DATA EXCERPT:
• • • •

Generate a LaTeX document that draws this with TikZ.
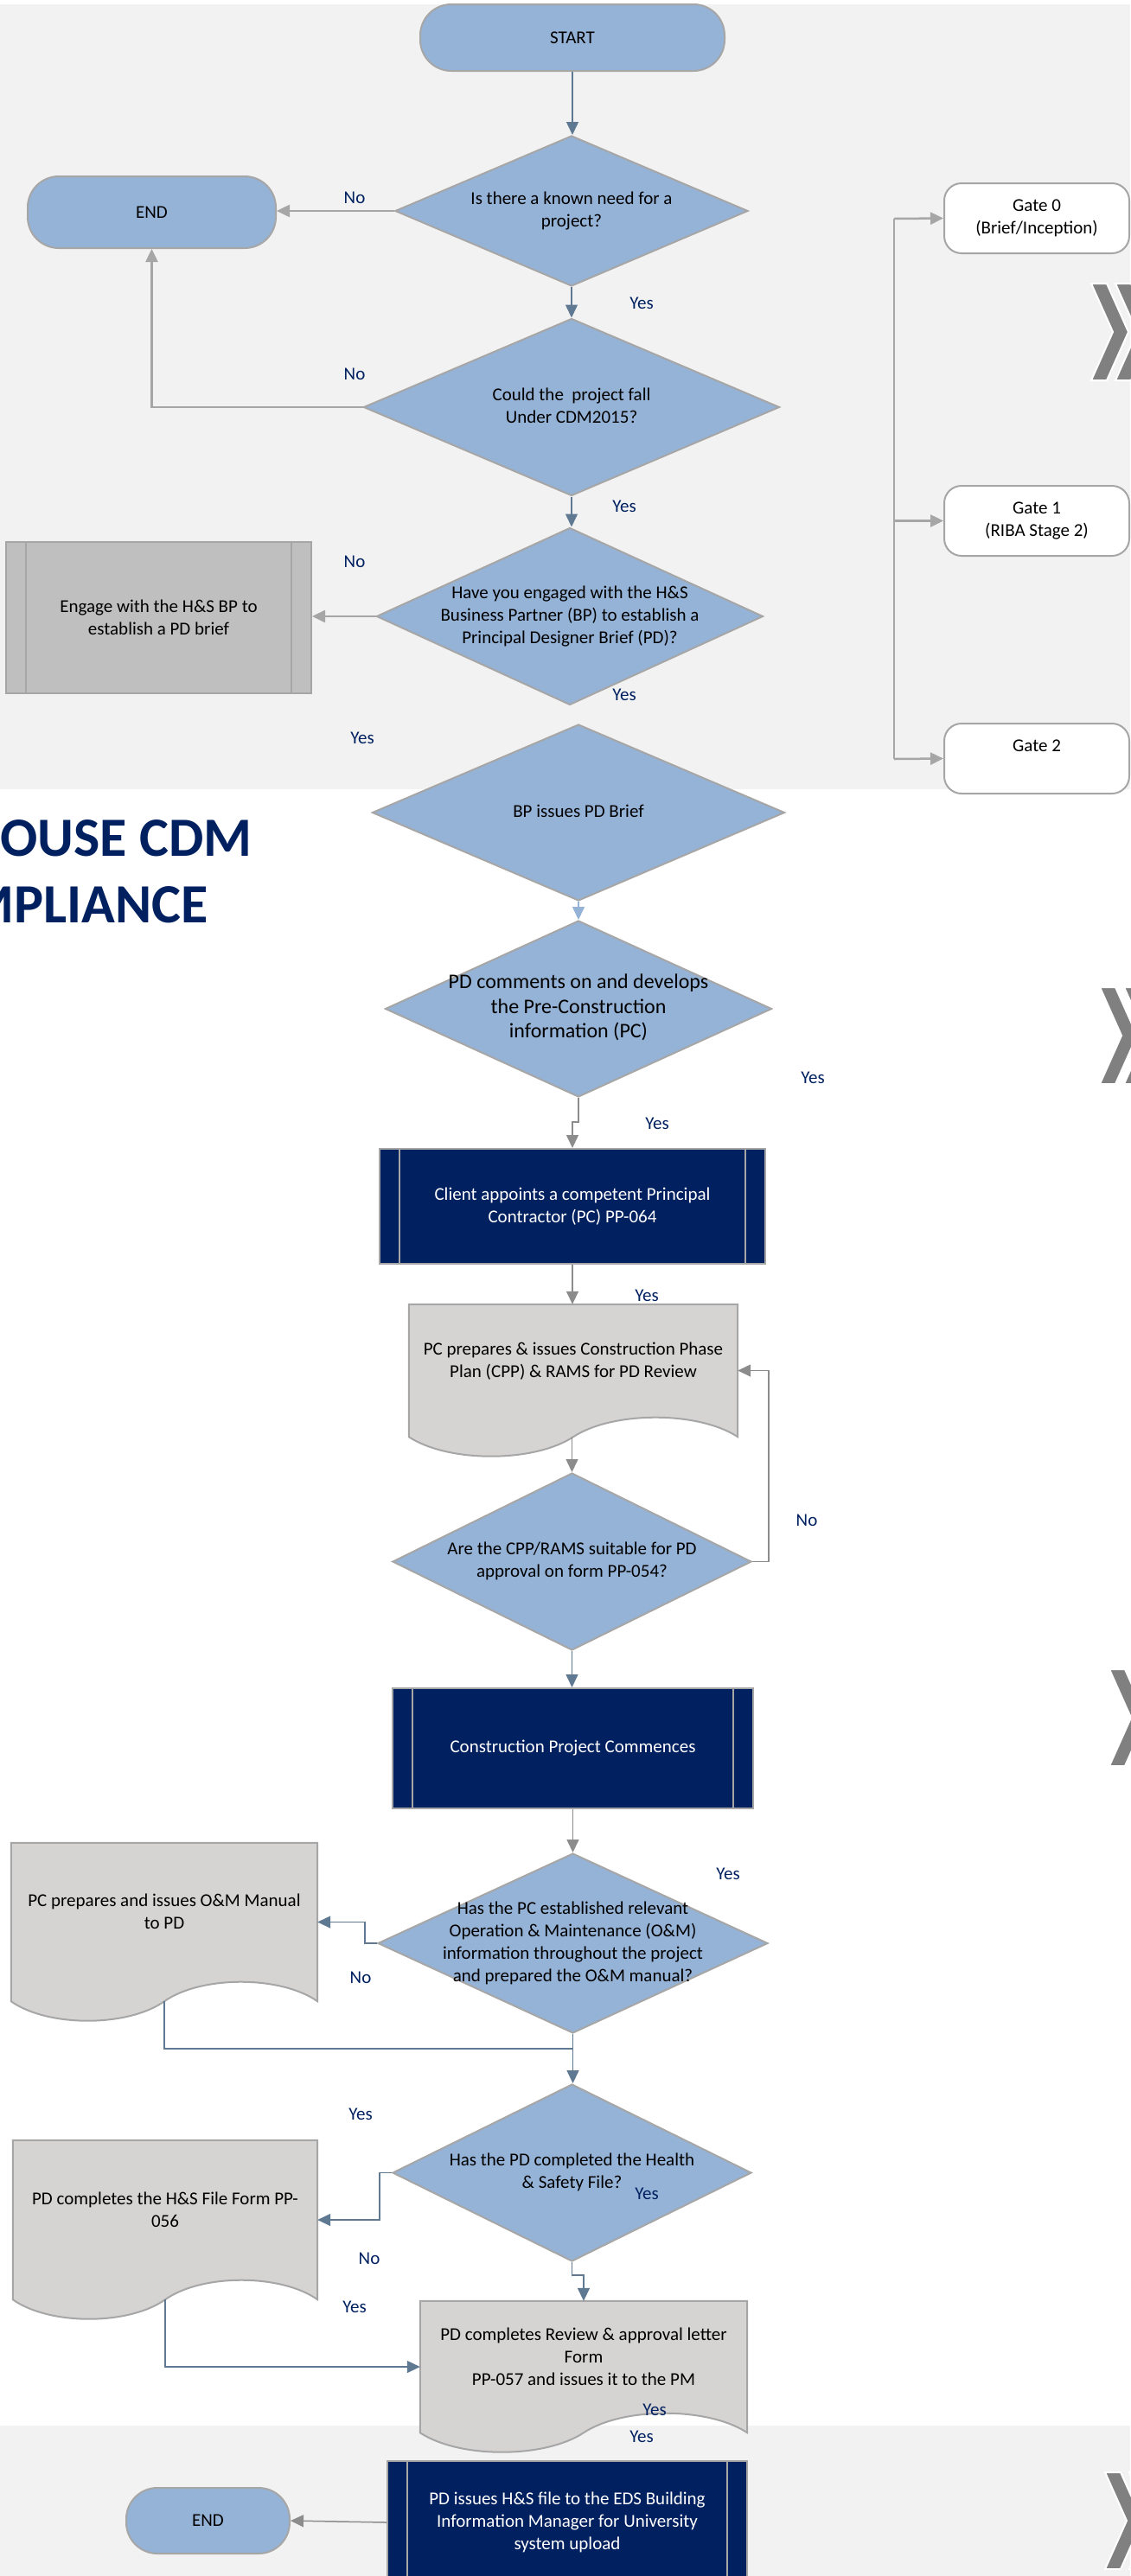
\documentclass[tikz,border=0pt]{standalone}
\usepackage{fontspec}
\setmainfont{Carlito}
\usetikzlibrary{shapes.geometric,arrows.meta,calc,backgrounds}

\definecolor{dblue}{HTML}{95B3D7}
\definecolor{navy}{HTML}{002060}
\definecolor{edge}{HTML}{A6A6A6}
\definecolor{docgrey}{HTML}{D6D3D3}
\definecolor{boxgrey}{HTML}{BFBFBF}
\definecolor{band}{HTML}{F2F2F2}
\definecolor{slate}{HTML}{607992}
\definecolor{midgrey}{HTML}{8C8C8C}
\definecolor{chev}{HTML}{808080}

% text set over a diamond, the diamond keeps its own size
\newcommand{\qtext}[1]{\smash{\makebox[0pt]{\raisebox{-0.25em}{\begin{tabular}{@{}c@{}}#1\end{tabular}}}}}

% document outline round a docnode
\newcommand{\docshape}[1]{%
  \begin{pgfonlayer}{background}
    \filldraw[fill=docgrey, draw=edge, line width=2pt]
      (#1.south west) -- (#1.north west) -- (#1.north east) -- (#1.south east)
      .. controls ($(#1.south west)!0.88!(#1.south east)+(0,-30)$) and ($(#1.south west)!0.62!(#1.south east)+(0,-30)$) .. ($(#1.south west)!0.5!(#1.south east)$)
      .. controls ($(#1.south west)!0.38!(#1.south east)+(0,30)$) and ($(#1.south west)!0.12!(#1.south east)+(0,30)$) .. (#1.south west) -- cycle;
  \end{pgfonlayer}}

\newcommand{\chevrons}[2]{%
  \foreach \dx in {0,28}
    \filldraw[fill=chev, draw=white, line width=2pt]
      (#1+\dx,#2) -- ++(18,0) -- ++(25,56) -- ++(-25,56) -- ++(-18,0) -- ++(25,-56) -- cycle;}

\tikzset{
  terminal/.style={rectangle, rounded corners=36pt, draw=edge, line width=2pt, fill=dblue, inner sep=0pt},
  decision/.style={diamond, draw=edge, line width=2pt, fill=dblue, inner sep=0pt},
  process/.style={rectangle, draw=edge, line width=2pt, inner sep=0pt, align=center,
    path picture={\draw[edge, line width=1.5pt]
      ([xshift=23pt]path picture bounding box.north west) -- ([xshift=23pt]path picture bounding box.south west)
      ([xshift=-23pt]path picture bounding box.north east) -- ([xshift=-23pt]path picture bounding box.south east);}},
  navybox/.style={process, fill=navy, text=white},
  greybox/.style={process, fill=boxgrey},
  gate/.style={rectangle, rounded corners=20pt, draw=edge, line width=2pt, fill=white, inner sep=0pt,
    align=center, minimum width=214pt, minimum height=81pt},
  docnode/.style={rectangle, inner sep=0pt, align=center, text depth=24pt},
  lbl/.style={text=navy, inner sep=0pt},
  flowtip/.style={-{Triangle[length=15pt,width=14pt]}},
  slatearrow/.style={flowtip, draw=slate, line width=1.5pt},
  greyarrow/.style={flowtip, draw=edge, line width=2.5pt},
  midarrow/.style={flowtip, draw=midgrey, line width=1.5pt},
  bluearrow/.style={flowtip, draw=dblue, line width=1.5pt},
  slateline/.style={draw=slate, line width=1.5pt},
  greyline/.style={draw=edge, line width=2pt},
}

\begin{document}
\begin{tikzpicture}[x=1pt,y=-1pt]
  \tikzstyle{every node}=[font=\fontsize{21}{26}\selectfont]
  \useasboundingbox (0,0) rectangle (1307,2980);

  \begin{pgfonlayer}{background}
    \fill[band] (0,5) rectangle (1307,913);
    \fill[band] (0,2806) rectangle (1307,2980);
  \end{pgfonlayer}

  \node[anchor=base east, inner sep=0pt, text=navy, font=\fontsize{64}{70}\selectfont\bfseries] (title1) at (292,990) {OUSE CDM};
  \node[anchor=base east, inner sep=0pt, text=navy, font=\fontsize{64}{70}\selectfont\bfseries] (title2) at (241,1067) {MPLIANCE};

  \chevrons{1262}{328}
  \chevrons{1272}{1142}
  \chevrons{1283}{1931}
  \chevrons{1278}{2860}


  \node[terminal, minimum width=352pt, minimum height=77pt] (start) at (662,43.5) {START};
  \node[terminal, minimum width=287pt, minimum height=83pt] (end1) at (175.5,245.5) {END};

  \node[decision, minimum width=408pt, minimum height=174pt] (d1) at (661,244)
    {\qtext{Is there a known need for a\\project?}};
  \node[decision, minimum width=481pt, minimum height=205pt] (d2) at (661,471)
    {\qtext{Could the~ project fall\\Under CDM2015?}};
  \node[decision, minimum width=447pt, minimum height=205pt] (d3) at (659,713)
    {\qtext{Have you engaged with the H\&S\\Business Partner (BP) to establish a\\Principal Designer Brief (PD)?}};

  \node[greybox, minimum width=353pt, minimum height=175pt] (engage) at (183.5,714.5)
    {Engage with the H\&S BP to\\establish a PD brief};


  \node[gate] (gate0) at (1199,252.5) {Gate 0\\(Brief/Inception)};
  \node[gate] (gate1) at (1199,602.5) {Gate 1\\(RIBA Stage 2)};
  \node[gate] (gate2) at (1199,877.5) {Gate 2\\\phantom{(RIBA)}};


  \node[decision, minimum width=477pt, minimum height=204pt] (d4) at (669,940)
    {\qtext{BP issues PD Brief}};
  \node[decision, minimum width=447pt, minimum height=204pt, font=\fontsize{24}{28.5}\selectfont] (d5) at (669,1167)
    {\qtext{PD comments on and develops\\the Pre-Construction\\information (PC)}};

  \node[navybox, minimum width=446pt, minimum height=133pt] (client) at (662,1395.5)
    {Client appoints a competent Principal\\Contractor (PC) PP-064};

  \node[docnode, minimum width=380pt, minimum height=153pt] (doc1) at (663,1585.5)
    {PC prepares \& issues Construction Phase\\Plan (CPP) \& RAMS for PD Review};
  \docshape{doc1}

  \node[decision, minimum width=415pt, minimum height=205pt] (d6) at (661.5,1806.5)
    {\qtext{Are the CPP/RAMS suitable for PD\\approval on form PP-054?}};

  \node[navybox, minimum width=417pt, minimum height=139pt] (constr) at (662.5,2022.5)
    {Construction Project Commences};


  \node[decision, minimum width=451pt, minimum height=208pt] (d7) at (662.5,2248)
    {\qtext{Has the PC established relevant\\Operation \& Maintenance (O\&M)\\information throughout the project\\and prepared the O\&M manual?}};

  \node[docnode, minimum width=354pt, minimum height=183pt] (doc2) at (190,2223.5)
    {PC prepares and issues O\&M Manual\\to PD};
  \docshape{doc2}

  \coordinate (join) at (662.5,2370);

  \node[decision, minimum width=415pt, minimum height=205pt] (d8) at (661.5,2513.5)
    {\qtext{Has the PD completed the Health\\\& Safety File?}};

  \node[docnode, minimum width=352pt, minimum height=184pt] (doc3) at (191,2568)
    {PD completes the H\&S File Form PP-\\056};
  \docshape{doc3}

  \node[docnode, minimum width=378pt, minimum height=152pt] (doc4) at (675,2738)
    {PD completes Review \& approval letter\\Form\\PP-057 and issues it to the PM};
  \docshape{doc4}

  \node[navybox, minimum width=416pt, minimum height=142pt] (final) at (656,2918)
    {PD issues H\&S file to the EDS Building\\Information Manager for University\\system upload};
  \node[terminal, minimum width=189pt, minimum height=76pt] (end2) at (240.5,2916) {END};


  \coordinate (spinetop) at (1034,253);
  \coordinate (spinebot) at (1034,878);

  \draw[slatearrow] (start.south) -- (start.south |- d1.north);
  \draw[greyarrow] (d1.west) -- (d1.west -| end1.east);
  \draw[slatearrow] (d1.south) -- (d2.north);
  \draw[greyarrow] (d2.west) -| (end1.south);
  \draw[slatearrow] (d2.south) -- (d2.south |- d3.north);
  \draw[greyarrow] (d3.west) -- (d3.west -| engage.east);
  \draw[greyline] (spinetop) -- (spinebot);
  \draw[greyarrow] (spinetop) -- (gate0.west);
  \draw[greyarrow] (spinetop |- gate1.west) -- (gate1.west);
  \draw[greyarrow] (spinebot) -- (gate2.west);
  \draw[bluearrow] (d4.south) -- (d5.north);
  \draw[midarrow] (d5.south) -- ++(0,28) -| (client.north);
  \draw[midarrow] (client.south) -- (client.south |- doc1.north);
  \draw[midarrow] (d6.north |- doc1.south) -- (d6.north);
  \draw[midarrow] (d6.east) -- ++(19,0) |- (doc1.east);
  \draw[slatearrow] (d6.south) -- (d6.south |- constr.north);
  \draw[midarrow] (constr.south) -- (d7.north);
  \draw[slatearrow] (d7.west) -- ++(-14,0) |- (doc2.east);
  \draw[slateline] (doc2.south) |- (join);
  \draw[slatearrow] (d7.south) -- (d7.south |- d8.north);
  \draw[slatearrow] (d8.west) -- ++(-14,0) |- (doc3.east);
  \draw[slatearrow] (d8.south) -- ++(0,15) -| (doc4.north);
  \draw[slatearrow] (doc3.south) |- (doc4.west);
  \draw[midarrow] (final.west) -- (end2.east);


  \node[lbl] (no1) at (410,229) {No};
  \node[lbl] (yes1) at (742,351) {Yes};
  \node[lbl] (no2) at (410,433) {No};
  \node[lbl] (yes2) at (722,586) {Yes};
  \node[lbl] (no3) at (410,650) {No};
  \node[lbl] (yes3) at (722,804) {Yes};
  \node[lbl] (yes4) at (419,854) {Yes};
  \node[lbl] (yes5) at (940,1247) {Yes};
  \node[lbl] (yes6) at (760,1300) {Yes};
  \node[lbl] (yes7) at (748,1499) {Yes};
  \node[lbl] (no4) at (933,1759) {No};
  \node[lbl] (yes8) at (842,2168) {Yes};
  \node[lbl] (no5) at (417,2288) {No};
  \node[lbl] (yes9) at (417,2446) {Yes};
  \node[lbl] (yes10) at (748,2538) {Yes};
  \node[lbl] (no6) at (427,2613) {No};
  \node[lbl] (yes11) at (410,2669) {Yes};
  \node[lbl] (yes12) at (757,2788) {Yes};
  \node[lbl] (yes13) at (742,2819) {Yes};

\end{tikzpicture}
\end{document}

• • • •

SHORT TASK:
Begin at the first line of the material and copy each line exactly through the one containing "(#1+\dx,#2) -- ++(18,0)". Omit pictures.

SOLUTION FOR THIS TASK:
Generate a LaTeX document that draws this with TikZ.
\documentclass[tikz,border=0pt]{standalone}
\usepackage{fontspec}
\setmainfont{Carlito}
\usetikzlibrary{shapes.geometric,arrows.meta,calc,backgrounds}

\definecolor{dblue}{HTML}{95B3D7}
\definecolor{navy}{HTML}{002060}
\definecolor{edge}{HTML}{A6A6A6}
\definecolor{docgrey}{HTML}{D6D3D3}
\definecolor{boxgrey}{HTML}{BFBFBF}
\definecolor{band}{HTML}{F2F2F2}
\definecolor{slate}{HTML}{607992}
\definecolor{midgrey}{HTML}{8C8C8C}
\definecolor{chev}{HTML}{808080}

% text set over a diamond, the diamond keeps its own size
\newcommand{\qtext}[1]{\smash{\makebox[0pt]{\raisebox{-0.25em}{\begin{tabular}{@{}c@{}}#1\end{tabular}}}}}

% document outline round a docnode
\newcommand{\docshape}[1]{%
  \begin{pgfonlayer}{background}
    \filldraw[fill=docgrey, draw=edge, line width=2pt]
      (#1.south west) -- (#1.north west) -- (#1.north east) -- (#1.south east)
      .. controls ($(#1.south west)!0.88!(#1.south east)+(0,-30)$) and ($(#1.south west)!0.62!(#1.south east)+(0,-30)$) .. ($(#1.south west)!0.5!(#1.south east)$)
      .. controls ($(#1.south west)!0.38!(#1.south east)+(0,30)$) and ($(#1.south west)!0.12!(#1.south east)+(0,30)$) .. (#1.south west) -- cycle;
  \end{pgfonlayer}}

\newcommand{\chevrons}[2]{%
  \foreach \dx in {0,28}
    \filldraw[fill=chev, draw=white, line width=2pt]
      (#1+\dx,#2) -- ++(18,0) -- ++(25,56) -- ++(-25,56) -- ++(-18,0) -- ++(25,-56) -- cycle;}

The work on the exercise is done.